Einen Eindruck, den auch der zuständige Minister Volker Wissing (FDP) zunächst stärkte – zumindest für wenige Stunden. In seinem ersten großen Interview nach der Übernahme des neu formierten Bundesministeriums für Digitales und Verkehr machte Wissing im „Tagesspiegel“ klare Ansagen. Entgegen der Haltung seiner Partei im Wahlkampf sprach sich Wissing klar für den E-Antrieb im Pkw und gegen E-Fuels aus. „Wir müssen die verschiedenen Energieträger dort einsetzen, wo sie am effizientesten sind. Das ist beim Pkw der E-Antrieb.“ Die E-Fuels werde man vor allem für den Flugverkehr brauchen. „Auf absehbare Zeit werden wir aber nicht genug E-Fuels haben, um die jetzt zugelassenen Pkw mit Verbrennungsmotor damit zu betreiben“, so Wissing.
Das Interview war sehr wahrscheinlich den in Deutschland üblichen Prozess der Freigabe gegangen. Sprich: Die Kommunikationsabteilung des Ministers hat die Zitate wörtlich abgesegnet, die Aussagen waren also bewusst. Nur: Am selben Tag, an dem das viel beachtete Interview erschien, trat Wissing auch im Bundestag ans Rednerpult. Mit gänzlich anderem Inhalt. „E-Mobilität ist für die Einhaltung der Klimaschutzziele ein wichtiger Baustein“, sagte Wissing im Bundestag. „Gleiches gilt aber auch für strombasierte Kraftstoffe – E-Fuels. Nicht nur im Flugverkehr, auch im Schiffsverkehr, bei den Nutzfahrzeugen und natürlich auch in den Bestandsflotten der Pkw.“
Wenig später stellte Wissing sogar das im Koalitionsvertrag vereinbarte Ziel von 15 Millionen vollelektrischen Autos bis 2030 in Frage – indem er wieder auf die Klima-Vorteile von Hybriden hinwies. Statt klarer Kante also doch wieder ein Hin und Her?

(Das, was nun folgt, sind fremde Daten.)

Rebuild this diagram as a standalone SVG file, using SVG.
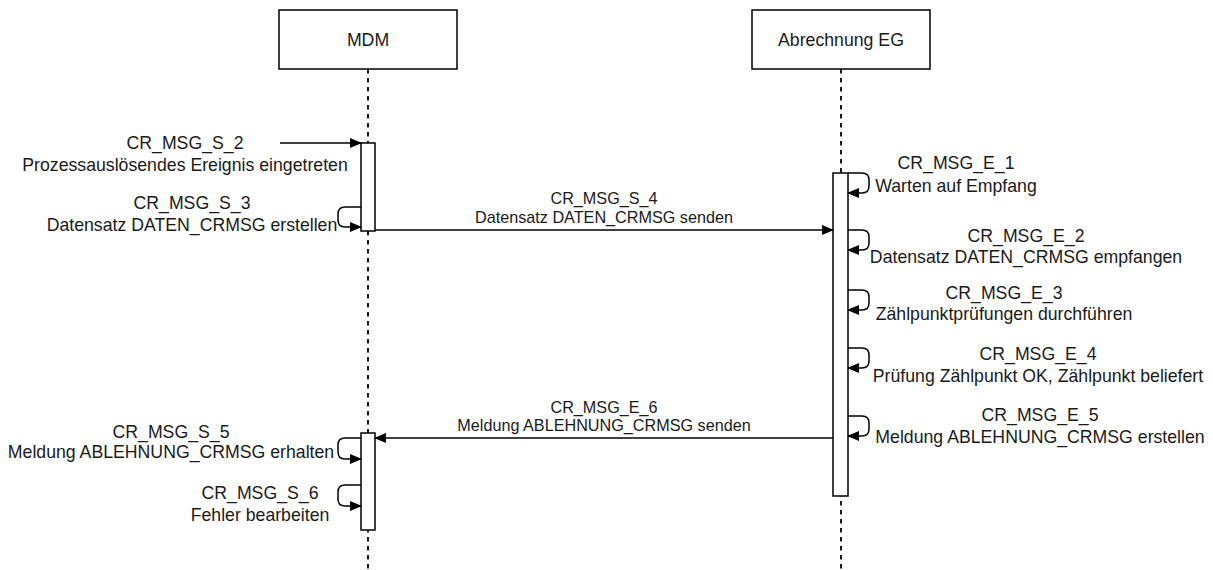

Bei der insgesamt 16. Ausgabe unserer Online-Konferenz „electrive.net LIVE“ – moderiert von electrive.net-Chefredakteur Peter Schwierz – stand Daniela Kluckert Rede und Antwort. Die Berlinerin ist nicht nur neue Parlamentarische Staatssekretärin im Bundesministerium für Digitales und Verkehr (BMDV), sondern wurde von Wissing auch als Beauftragte für Ladesäuleninfrastruktur eingesetzt. Ein Posten, den es im CSU-geführten BMVI nicht gab.
„Es ist gut, sich hohe Ziele zu setzen“
Wie ambitioniert ist also die neue Regierung nach den teils widersprüchlichen Aussagen des Verkehrsministers? Mit Blick auf die Zahlen ist die Lage klar – und zugleich wieder nicht. „Im Koalitionsvertrag stehen 15 Millionen vollelektrische Autos“, bekräftigt Kluckert vor rund 1.000 digitalen Teilnehmern der Online-Konferenz. Sie ergänzt aber direkt: „Es ist gut, sich hohe Ziele zu setzen. Bei dem großen Ziel des Klimaschutzes ist die Technologieoffenheit wichtig. Elektroautos spielen eine große Rolle, aber auch Hybride und andere Technologien.“
Ob die Plug-in-Hybride bei den 15 Millionen Elektro-Pkw dann doch – entgegen der Aussage „vollelektrisch“ im Koalitionsvertrag – über eine Hintertür eingerechnet werden oder on top kommen, und wie die „andere Technologien“ – also offenkundig Brennstoffzellen und E-Fuels – bei den Klimaschutzzielen im Verkehr genau berücksichtigt werden, bestätigt Kluckert auch auf wiederholte Nachfrage von Moderator Peter Schwierz nicht im Detail. Dass derartige Fragen die Branche bewegen, macht im Anschluss VDA-Präsidentin Hildegard Müller klar und hält fest, dass dieser Punkt aus ihrer Sicht im Koalitionsvertrag nicht so exakt und definitiv sei wie oft dargestellt.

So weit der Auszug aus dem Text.